Nearly half of corporate CFOs are expecting a US recession by the end of 2019
- December 13, 2018
- Posted by: graham
- Category: Uncategorized
- Chief financial officers see a 48.6 percent chance of a recession by the end of 2019, according to a Duke University survey.
- The executives cite the employee skills gap along with government policy and economic uncertainty as the primary risks.
- The results come during a year when U.S. GDP is rising at its fastest pace of the recovery.
Chief financial officers at companies are pessimistic heading into 2019, with nearly half expecting a recession by the end of that year, according to a survey released Wednesday.
Duke University’s look at where 212 CFOs stand showed that 48.6 percent think the next negative growth period is less than 12 months away. If the U.S. manages to make it through the year without a recession, 82 percent figure one will start by the end of 2020.
“The end is near for the near-decade-long burst of global economic growth,” John Graham, a finance professor at Duke’s Fuqua School of Business and director of the survey, said in a statement. “The U.S. outlook has declined, and moreover the outlook is even worse in many other parts of the world, which will lead to softer demand for U.S. goods.”
Indeed, the results show 86 percent see a Canada recession by the end of 2019, with the figure at 66.7 percent for Europe, 54 percent for Asia and 42 percent for Latin America.
Overall, respondents expect the U.S. to grow by 2.7 percent for the year, with the bulk of the gains front-loaded, while there’s a 1-in-10 chance of GDP rising just 0.6 percent.

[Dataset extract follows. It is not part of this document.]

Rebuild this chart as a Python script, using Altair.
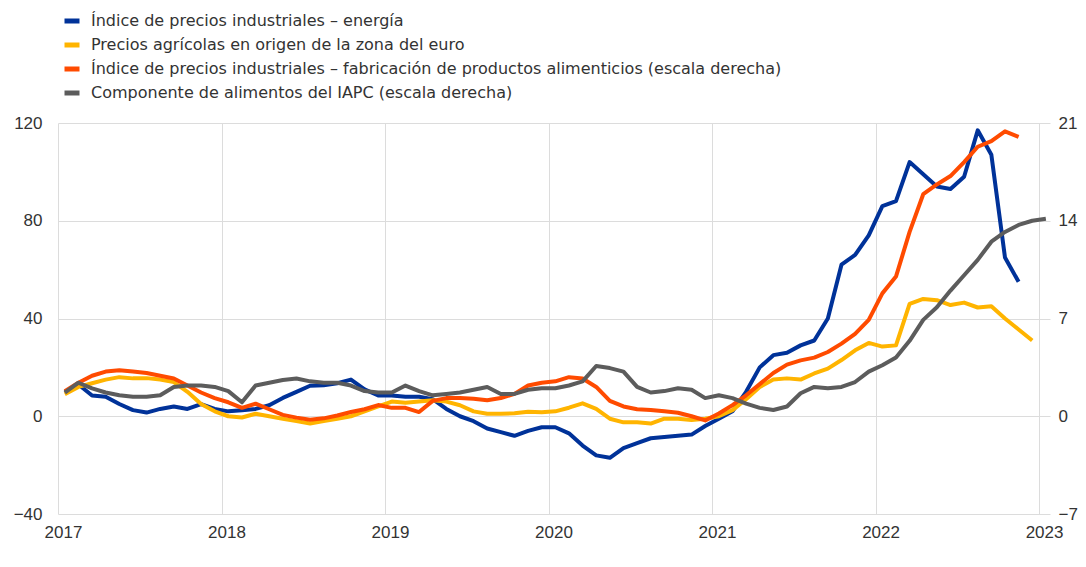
import altair as alt
import pandas as pd

# Monthly observations, Jan 2017 onwards
months = pd.date_range("2017-01-01", "2023-01-01", freq="MS")

# Left scale (%)
energy = [10, 13, 8.5, 8, 5, 2.5, 1.5, 3, 4, 3, 5, 3,
          2, 2.5, 3, 4.5, 7.5, 10, 12.5, 12.7, 13.5, 15, 11, 8.5,
          8.5, 8, 8, 7, 3, 0, -2, -5, -6.5, -8, -6, -4.5,
          -4.5, -7, -12, -16, -17, -13, -11, -9, -8.5, -8, -7.5, -4,
          -1, 2, 10, 20, 25, 26, 29, 31, 40, 62, 66, 74,
          86, 88, 104, 99, 94, 93, 98, 117, 107, 65, 55]
agri = [9, 12, 13.5, 15, 16, 15.5, 15.6, 15, 14, 10, 5, 2,
        0, -0.5, 1, 0, -1, -2, -3, -2, -1, 0, 2, 4,
        6, 5.5, 6, 6.5, 6, 4.5, 2, 1, 1, 1.2, 1.8, 1.6,
        2, 3.5, 5.3, 3, -1, -2.5, -2.5, -3, -1, -1, -1.5, -1,
        0, 2.5, 7, 12, 15, 15.5, 15, 17.5, 19.5, 23, 27, 30,
        28.5, 29, 46, 48, 47.5, 45.5, 46.5, 44.5, 45, 40, 35.5, 31]

# Right scale (%)
food_ppi = [1.8, 2.4, 2.9, 3.2, 3.3, 3.2, 3.1, 2.9, 2.7, 2.2, 1.7, 1.3,
            1.0, 0.6, 0.9, 0.5, 0.1, -0.1, -0.25, -0.15, 0.05, 0.3, 0.5, 0.8,
            0.6, 0.6, 0.3, 1.1, 1.3, 1.3, 1.25, 1.15, 1.3, 1.6, 2.2, 2.4,
            2.5, 2.8, 2.7, 2.1, 1.1, 0.7, 0.5, 0.45, 0.35, 0.25, 0.0, -0.3,
            0.2, 0.8, 1.5, 2.3, 3.1, 3.7, 4.0, 4.2, 4.6, 5.2, 5.9, 6.9,
            8.8, 10.0, 13.2, 15.9, 16.6, 17.2, 18.2, 19.3, 19.7, 20.4, 20.0]
hicp_food = [1.7, 2.4, 2.0, 1.7, 1.5, 1.4, 1.4, 1.5, 2.1, 2.2, 2.2, 2.1,
             1.8, 1.0, 2.2, 2.4, 2.6, 2.7, 2.5, 2.4, 2.4, 2.2, 1.8, 1.7,
             1.7, 2.2, 1.8, 1.5, 1.6, 1.7, 1.9, 2.1, 1.6, 1.6, 1.9, 2.0,
             2.0, 2.2, 2.5, 3.6, 3.45, 3.2, 2.1, 1.7, 1.8, 2.0, 1.9, 1.3,
             1.5, 1.3, 0.9, 0.6, 0.45, 0.7, 1.65, 2.1, 2.0, 2.1, 2.45, 3.2,
             3.65, 4.2, 5.4, 6.9, 7.8, 9.0, 10.1, 11.2, 12.5, 13.2, 13.7, 14.0,
             14.15]

names = ["Índice de precios industriales – energía",
         "Precios agrícolas en origen de la zona del euro",
         "Índice de precios industriales – fabricación de productos alimenticios (escala derecha)",
         "Componente de alimentos del IAPC (escala derecha)"]
colors = ["#003299", "#FFB400", "#FF4B00", "#5C5C5C"]
left_ticks = [-40, 0, 40, 80, 120]
right_ticks = [-7, 0, 7, 14, 21]
year_ticks = [2017, 2018, 2019, 2020, 2021, 2022, 2023]


def frame(vals, name):
    d = months[: len(vals)]
    return pd.DataFrame({"t": d.year + (d.month - 0.5) / 12.0, "v": vals, "s": name})


left_df = pd.concat([frame(energy, names[0]), frame(agri, names[1])])
right_df = pd.concat([frame(food_ppi, names[2]), frame(hicp_food, names[3])])

FONT = "Liberation Sans"
LEGEND_FONT = "DejaVu Sans"

x_enc = alt.X("t:Q",
              scale=alt.Scale(domain=[2017, 2023.067], nice=False, zero=False),
              axis=alt.Axis(values=year_ticks, format="d", title=None, grid=True,
                            ticks=False, domain=False, labelPadding=10,
                            labelOffset=5, labelFlush=False))

color_enc = alt.Color("s:N",
                      scale=alt.Scale(domain=names, range=colors),
                      legend=alt.Legend(orient="none", legendX=4, legendY=-112,
                                        title=None, symbolType="stroke",
                                        symbolStrokeWidth=5, symbolSize=225,
                                        labelFontSize=16, labelLimit=1000,
                                        rowPadding=4, labelOffset=9,
                                        direction="vertical", padding=0))

left = alt.Chart(left_df).mark_line(strokeWidth=4, strokeJoin="round").encode(
    x=x_enc,
    y=alt.Y("v:Q",
            scale=alt.Scale(domain=[-40, 120], nice=False, zero=False),
            axis=alt.Axis(values=left_ticks, title=None, grid=True, ticks=False,
                          domain=False, labelPadding=16, orient="left")),
    color=color_enc,
)

right = alt.Chart(right_df).mark_line(strokeWidth=4, strokeJoin="round").encode(
    x=x_enc,
    y=alt.Y("v:Q",
            scale=alt.Scale(domain=[-7, 21], nice=False, zero=False),
            axis=alt.Axis(values=right_ticks, title=None, grid=False, ticks=False,
                          domain=False, labelPadding=8, orient="right")),
    color=color_enc,
)

chart = alt.layer(left, right).resolve_scale(y="independent").properties(
    width=992, height=391,
    autosize=alt.AutoSizeParams(type="none"),
    padding={"left": 50, "top": 115, "right": 28, "bottom": 40},
).configure_view(stroke=None).configure_axis(
    gridColor="#dcdcdc", gridWidth=1, labelFont=FONT, labelFontSize=17,
    labelColor="#333333",
).configure_legend(labelFont=LEGEND_FONT, labelColor="#333333")

chart.save("out.html", embed_options={"renderer": "svg", "actions": False})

Primary risks include the inability to attract and retain qualified workers, an oft-cited issue referred to as the “skills gap.” The U.S. unemployment rate is at 3.7 percent, near a 50-year low, but companies in other surveys have complained about the problem filling the more than 7 million job openings currently on the books.
Other issues the CFOs cited were government policies, benefit costs, economic uncertainty and rising employment costs.
The results come amid the best year for GDP growth since the recovery began in mid-2009. GDP gains have averaged 3.3 percent through the first three quarters and are on track for another 3 percent or so increase in the fourth quarter.
However, worries over a global slowdown have intensified, and most economists expect growth to slow some in 2019, though still remain above trend, then go back to the longer-term average in 2020 as the effects of fiscal stimulus wear off.
Corporate earnings expectations for the next 12 months among the financial officers slumped over the past quarter, going from 12.8 percent expected in the September survey to 4.5 percent in the most recent one. Capital spending expectations fell also, from 5.7 percent to 1 percent, and inflation as measured by the costs of the individual firms’ prices fell from 3 percent to 2.7 percent.
Despite the corporate pessimism, Kevin Hassett, director of the National Economic Council, told CNBC earlier Wednesday that he expects GDP growth to exceed 3 percent next year.